The How-To: Selling Your Business On Your Own Terms
If you want to sell your business, you may be daunted by the task, hesitate, and continue to procrastinate until the value of your business is diminished.
No need to worry! You can make the best deal by following a straightforward process. The process can be distilled into the following steps to help you ensure you sell your business on your terms. What is clear is that you need to give this process your time, commitment and to work in tandem with your advisors. Here's what you can do:
1. Create an advisory panel with the skills to help you
You will require finance, legal and your other personal advisors to work with you through the process. Choose people who have previously worked on a sale and get them on board early.
2. Evaluate and define your exit strategy and all potential exit options
What are your goals and the goals of your stakeholders? What is the timing of your exit? What will you do after you sell? Do you wish to continue in the business? What percentage do you wish to sell? Is your business more attractive to financial investors or to commercial investors? Could the business be considered for an IPO? Answers to all these questions will help you and your advisors determine and document the most appropriate exit strategy.
3. Consider the valuation range of the business
The market will determine the ultimate value of the business, but you should get your advisors to give you an initial indication to ensure it is in the range of your expectations. The most common reason that sales do not complete is that the seller has high price expectations that cannot be met by the market.
4. Determine the Unique Selling Points (USP’s) and projections
The USP’s could be the products, customers, management team, processes, etc. and it is these that the buyer is interested in buying. Defining those early and considering their future prospects focuses on the critical parts of the business and financial projections.
5. Make necessary changes to enhance the value of the business
Such changes may be necessary to the management team, selling redundant assets, closing departments, buying out minorities, settlement of legal cases, etc. which will hinder the sales process.
6. Define the sale and negotiation process
It is now appropriate to confirm whether the sale is of the complete business, some departments or just some assets. Other considerations will be around treatment of sponsors and other investors, bank debts to be retained, conditions on the sale such as use of names or employee preservation. Do you target one potential buyer, or encourage competition from several buyers to help you drive up the price of your business?
7. Consider potential buyers
Competitors, suppliers, customers, management, overseas businesses, financial investors and private equity investors could all be potential buyers and each will have different reasons. Whom should you approach?
8. Compile information for due diligence
'Fore-armed is forewarned' and so evaluate all parts of the business that the buyer may want to review and consider the availability of information. Would it be beneficial to perform vendor due diligence at this stage?
9. Prepare and distribute marketing material
A one or two-page flyer can be used to provide the basic details of your business to solicit expressions of interest.
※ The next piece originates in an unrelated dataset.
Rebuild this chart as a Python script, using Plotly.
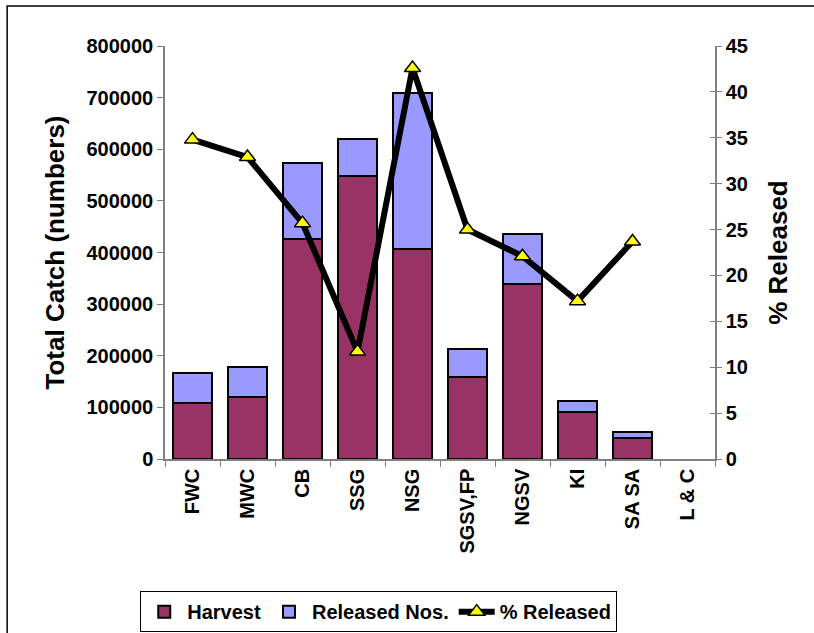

Once you have screened those who show interest (and they have signed a non-disclosure agreement) they can be provided with an Investment Memorandum detailing the opportunity.
10. Consider bids and follow up prospective buyers
Evaluate the bids. At this stage, all parties have confirmed their interest in the deal. Should you give exclusivity to one?
11. Manage the due diligence by the prospective buyer
Allow the chosen bidder to have more detailed access to information and management and, as you will have prepared for this earlier in the process, there should be no surprises.
12. Negotiate the deal
All the planning and advice has lead to this important step. The purchase price is only one factor and there will be other considerations to be managed. You will find that being prepared has made you confident with the negotiation.
13. Get familiar with legal documentation
The buyer prepares a Letters of Intent (LOI) and if accepted by you will lead to exclusivity between the parties hopefully leading to a Sales and Purchase Agreement (SPA). You will learn that LOI’s are not binding, whereas the SPA is the document that legally binds the parties to the terms of sale.
14. Anticipate assisting in post deal transition
A seller should anticipate some involvement post sale, to assist the buyer with such things as customer handover, explanation to management/staff, sponsors, etc.
And with these pointers, you have now successfully sold your business! You have negotiated from a position of strength and ensured that the legal documentation is in your favour. Even if the sale does not complete it is not a waste of time, as you will have understood more about the business, your industry and have a plan to continue to grow the business until you consider it the right again approach the market. You cannot lose by following the above process.